China-US trade dispute turned sour for cherry traders weeks ago, Shanghai dealer says
Customs clearance and checking process that used to take hours now takes weeks, businessman says
The so-called trade war between the world’s two largest economies might have officially started on Friday, but for Chinese importers of American cherries, the impact of the long-running dispute has been rumbling through the sector for weeks.
One of the biggest problems for a trader in Shanghai has been the tardiness of customs officials in processing shipments.
At the city’s Yangshan Port and Pudong Airport, it now took between 10 days and two weeks for cargoes of cherries from the US to be cleared, the person, who asked not to be named, told the South China Morning Post.
“Normally it should take three to four hours for customs clearance, with just selective checks, but with the trade tensions it has been taking much longer,” he said.
“The inspection process has also become much tighter, with each batch of goods being subjected to checks, for various reasons, including fungi inspections.”
Washington on Friday made good on its threat to impose 25 per cent tariffs on US$34 billion worth of goods its imports from China. In Beijing, the foreign ministry said it had hit back with punitive tariffs on an equivalent amount of US goods.
As the value of China’s imports of American products is far lower than that of the goods it sells to the US, a tit-for-tat tariff-only dispute is not in Beijing’s interests. As a result, the use of regulatory and administrative measures to disrupt US trade has long been touted as a weapon in China’s arsenal.
Such barriers have already been imposed to slow up the delivery of gear parts for a US-branded new-energy vehicle, with the goods now sitting idle in warehouses in the north China port of Qinghuangdao, according to a foreign company representative.
Other observers have said that US pharmaceutical companies might soon be subjected to longer review periods, while American producers of genetically modified products are likely to have to go through a much lengthier process than their European rivals to secure the licences they need.
“A simple point is that the intrusive reach of China’s regulatory state, which largely operates free of strict procedural constraints, means that virtually any sector and any company can be effectively targeted if officials so desire,” Xie Yanmei, an economist with Gavekal Dragonomics, said.
“Lower-level officials could see it as their patriotic duty to make life hard for American companies even without instructions from the central government,” she said in a report released last week.
Cherries are just one of a number of agricultural products targeted by Beijing in a move possibly designed to undermine US President Donald Trump’s support base ahead of the midterm elections in November, observers said.
Soybeans, beef and whiskey are also on the list, for similar reasons, they said.
The Shanghai cherry importer said he had already told his customers he would be raising his prices by 40 to 50 yuan (US$6-7.50) per kilogram, or about 25 per cent, to offset the higher tariffs.
Since trade tensions escalated in May, many of his competitors had severed their ties with US business partners and had even had advance payments refunded, he said.
As more than half of all US cherry exports ended up in China, the losses to American farmers would be huge, he said.

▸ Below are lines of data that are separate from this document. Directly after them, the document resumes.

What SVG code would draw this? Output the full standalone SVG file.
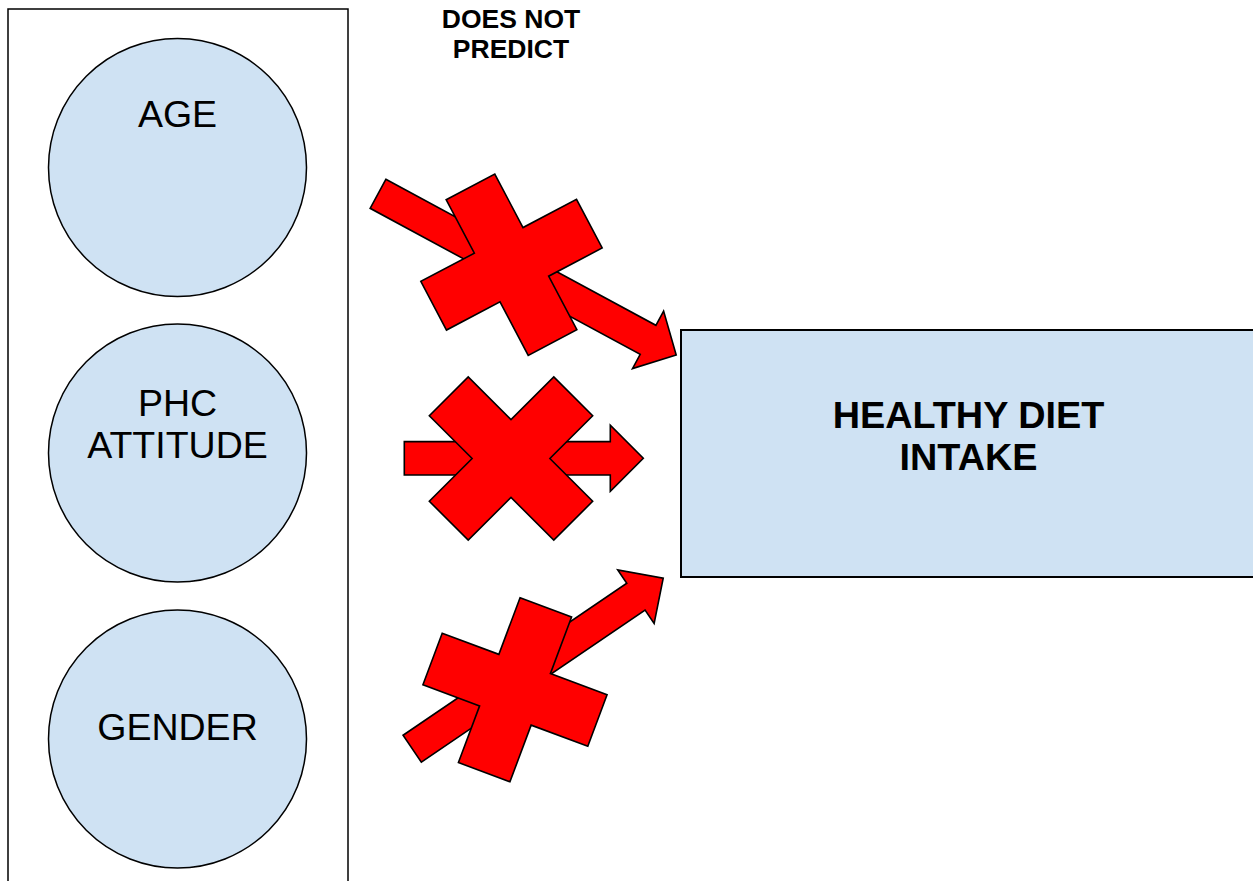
<svg xmlns="http://www.w3.org/2000/svg" width="1253" height="881" viewBox="0 0 1253 881">
  <defs>
    <style>
      .frame { fill: #ffffff; stroke: #000000; stroke-width: 1.5; }
      .factor { fill: #cfe2f3; stroke: #000000; stroke-width: 1.5; }
      .outcome { fill: #cfe2f3; stroke: #000000; stroke-width: 2; }
      .lbl { font-family: "Liberation Sans", Arial, sans-serif; font-size: 37.5px; fill: #000000; text-anchor: middle; }
      .bold { font-family: "Liberation Sans", Arial, sans-serif; font-weight: bold; fill: #000000; text-anchor: middle; }
      .red { fill: #ff0000; stroke: #000000; stroke-width: 1.6; stroke-linejoin: miter; }
    </style>
    <!-- plus-shaped cross, centred on the origin -->
    <path id="cross" d="M-27.5,-88 H27.5 V-27.5 H88 V27.5 H27.5 V88 H-27.5 V27.5 H-88 V-27.5 H-27.5 Z"/>
  </defs>

  <rect width="1253" height="881" fill="#ffffff"/>

  <!-- container holding the three predictors -->
  <g id="predictors">
    <rect class="frame" x="8" y="9" width="340" height="900"/>
  </g>

  <g id="node-age">
    <circle class="factor" cx="177.5" cy="167.5" r="129"/>
    <text class="lbl" x="177.5" y="127">AGE</text>
  </g>

  <g id="node-phc">
    <circle class="factor" cx="177.5" cy="453" r="129"/>
    <text class="lbl" x="177.5" y="415.5">PHC</text>
    <text class="lbl" x="177.5" y="458">ATTITUDE</text>
  </g>

  <g id="node-gender">
    <circle class="factor" cx="177.5" cy="739" r="129"/>
    <text class="lbl" x="177.5" y="740">GENDER</text>
  </g>

  <g id="node-outcome">
    <rect class="outcome" x="681" y="330" width="600" height="247"/>
    <text class="bold" x="968.5" y="427.5" font-size="37.8">HEALTHY DIET</text>
    <text class="bold" x="968.5" y="470" font-size="37.8">INTAKE</text>
  </g>

  <g id="caption">
    <text class="bold" x="511" y="28" font-size="26.5">DOES NOT</text>
    <text class="bold" x="511" y="58" font-size="26.5">PREDICT</text>
  </g>

  <!-- block arrows with crosses laid over them -->
  <g id="connectors">
    <path class="red" transform="translate(378,193.8) rotate(28.4)" d="M0,-16.5 L307,-16.5 L307,-32.7 L339,0 L307,32.7 L307,16.5 L0,16.5 Z"/>
    <path class="red" transform="translate(404.3,458.3)" d="M0,-16.7 L206,-16.7 L206,-33 L239,0 L206,33 L206,16.7 L0,16.7 Z"/>
    <path class="red" transform="translate(412.2,748.7) rotate(-34.2)" d="M0,-16.25 L270.5,-16.25 L270.5,-32.4 L303.5,0 L270.5,32.4 L270.5,16.25 L0,16.25 Z"/>

    <use href="#cross" class="red" transform="translate(511.5,264.7) rotate(-27.8)"/>
    <use href="#cross" class="red" transform="translate(511,458.5) rotate(45)"/>
    <use href="#cross" class="red" transform="translate(515,689.75) rotate(20.5)"/>
  </g>
</svg>
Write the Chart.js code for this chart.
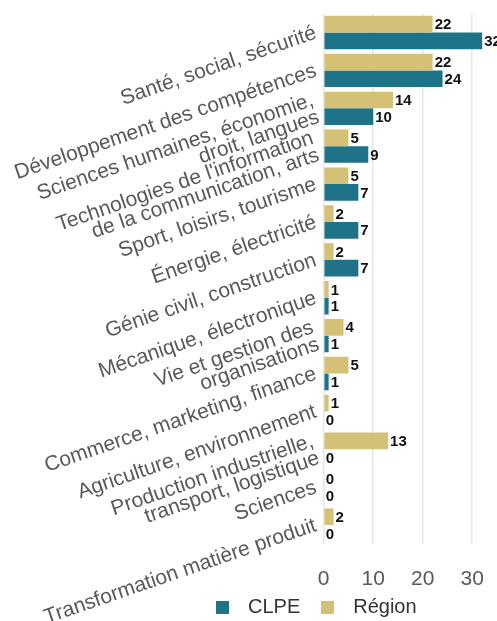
<!DOCTYPE html>
<html><head><meta charset="utf-8">
<script src="https://cdn.jsdelivr.net/npm/chart.js@4"></script>
<style>html,body{margin:0;padding:0;background:#fff;overflow:hidden}#wrap{width:497px;height:621px;position:relative}</style>
</head><body><div id="wrap"><canvas id="c"></canvas></div>
<script>
const categories = [
  'Santé, social, sécurité',
  'Développement des compétences',
  ['Sciences humaines, économie,', 'droit, langues'],
  ["Technologies de l'information", 'de la communication, arts'],
  'Sport, loisirs, tourisme',
  'Énergie, électricité',
  'Génie civil, construction',
  'Mécanique, électronique',
  ['Vie et gestion des', 'organisations'],
  'Commerce, marketing, finance',
  'Agriculture, environnement',
  ['Production industrielle,', 'transport, logistique'],
  'Sciences',
  'Transformation matière produit'
];
const seriesNames = ['CLPE', 'Région'];
const clpeValues   = [32, 24, 10, 9, 7, 7, 7, 1, 1, 1, 0, 0, 0, 0];
const regionValues = [22, 22, 14, 5, 5, 2, 2, 1, 4, 5, 1, 13, 0, 2];
const xTickLabels = [0, 10, 20, 30];

const TEAL = '#1F7389';
const KHAKI = '#D4C175';
const FONT = "'Liberation Sans', Arial, sans-serif";

function squareIcon(color) {
  const c = document.createElement('canvas');
  c.width = 13; c.height = 13;
  const g = c.getContext('2d');
  g.fillStyle = color;
  g.fillRect(0, 0, 13, 13);
  return c;
}

const valueLabels = {
  id: 'valueLabels',
  afterLayout(chart) {
    if (chart.legend) { chart.legend.left = 126.6; }
  },
  afterDatasetsDraw(chart) {
    const ctx = chart.ctx;
    ctx.save();
    ctx.font = 'bold 15px ' + FONT;
    ctx.fillStyle = '#111';
    ctx.textAlign = 'left';
    ctx.textBaseline = 'middle';
    chart.data.datasets.forEach((ds, i) => {
      const meta = chart.getDatasetMeta(i);
      meta.data.forEach((el, j) => {
        ctx.fillText(String(ds.data[j]), el.x + 2, el.y + 1);
      });
    });
    ctx.restore();
  }
};

new Chart(document.getElementById('c'), {
  type: 'bar',
  data: {
    labels: categories,
    datasets: [
      { label: seriesNames[1], data: regionValues, backgroundColor: KHAKI },
      { label: seriesNames[0], data: clpeValues, backgroundColor: TEAL }
    ]
  },
  options: {
    indexAxis: 'y',
    responsive: true,
    maintainAspectRatio: false,
    animation: false,
    devicePixelRatio: 1,
    categoryPercentage: 0.88,
    barPercentage: 1,
    layout: { padding: { top: 13.6, left: 0, right: 0, bottom: -6 } },
    scales: {
      x: {
        min: 0, max: 35,
        border: { display: false },
        grid: { color: '#E6E6E6', lineWidth: 1.5, drawTicks: false },
        ticks: {
          stepSize: 5,
          padding: 23,
          minRotation: 0, maxRotation: 0,
          color: '#595959',
          font: { family: FONT, size: 21 },
          callback: (v) => xTickLabels.includes(v) ? String(v) : ''
        },
        afterFit: (s) => { s.height = 41; s.paddingLeft = 0; s.paddingRight = 0; }
      },
      y: {
        border: { display: false },
        grid: { display: false, drawTicks: false },
        ticks: {
          autoSkip: false,
          minRotation: 19, maxRotation: 19,
          padding: 8,
          color: '#595959',
          font: { family: FONT, size: 21, lineHeight: 0.86 }
        },
        afterFit: (s) => { s.width = 323.7; s.paddingTop = 0; s.paddingBottom = 0; }
      }
    },
    plugins: {
      legend: {
        position: 'bottom',
        reverse: true,
        labels: {
          usePointStyle: true,
          pointStyleWidth: 31,
          boxHeight: 13,
          padding: 12,
          color: '#333',
          font: { family: FONT, size: 20 },
          generateLabels: (chart) => {
            const items = Chart.defaults.plugins.legend.labels.generateLabels(chart);
            items.forEach(it => { it.pointStyle = squareIcon(it.fillStyle); });
            return items;
          }
        }
      },
      tooltip: { enabled: false }
    }
  },
  plugins: [valueLabels]
});
</script></body></html>
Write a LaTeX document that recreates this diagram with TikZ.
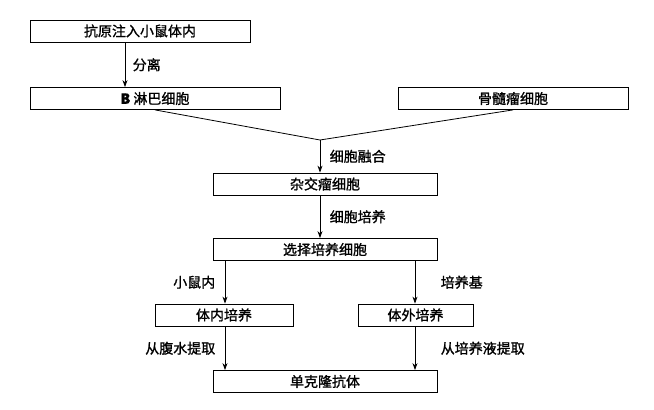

The trader said he had shifted his supply chain to central Asia, including Uzbekistan and Kyrgyzstan, as “customs clearance and quarantine inspection are much simpler and quicker at ports along the route of China’s ‘Belt and Road Initiative’”.
As well as creating barriers to the trade in goods, observers said it was likely that Beijing would introduce unwritten rules to delay the approval of takeover deals, opening of new factories or release of new models by American companies.
Sources told the Post that the US embassy had warned American firms to be “prepared for pain”, at least in the short term.
Jake Parker, vice-president of China operations at the US-China Business Council, said the impact of the new tariffs would differ from business to business. Those that had the option to find new suppliers were likely to do so, while others would have to either take a cut in margins or pass the higher costs on to their customers.
“At this stage, however, the biggest thing is uncertainty, and the impact of that is already being felt,” he said.
“Businesses hate uncertainty. If you are uncertain, you don’t invest; if you are uncertain, you don’t hire. Companies don’t know how big this may get, or how it will end.”
An executive from a European chemical company said it had relocated part of its supply chain to South Korea from the US.
“The trade war will affect the world’s supply chain, and will ultimately hit the global economy,” he said.
William Zarit, chairman of the American Chamber of Commerce in China, urged Washington and Beijing to return to the negotiating table, rather than trading tariffs.
“There are no winners in a trade war. Counterproductive import tariffs, such as these, hurt not only the economies of the US and China, but those of every country around the world,” he said.
“While our 900 member companies continue to suffer from not having a level playing field in China, they are still extremely clear: increased tensions in the US-China economic relationship will negatively affect their operations.
“We urge the two governments to come back to the negotiation table with the aim of having productive discussions based on achieving results – focused on fairness and reciprocal treatment – instead of escalating the current situation.”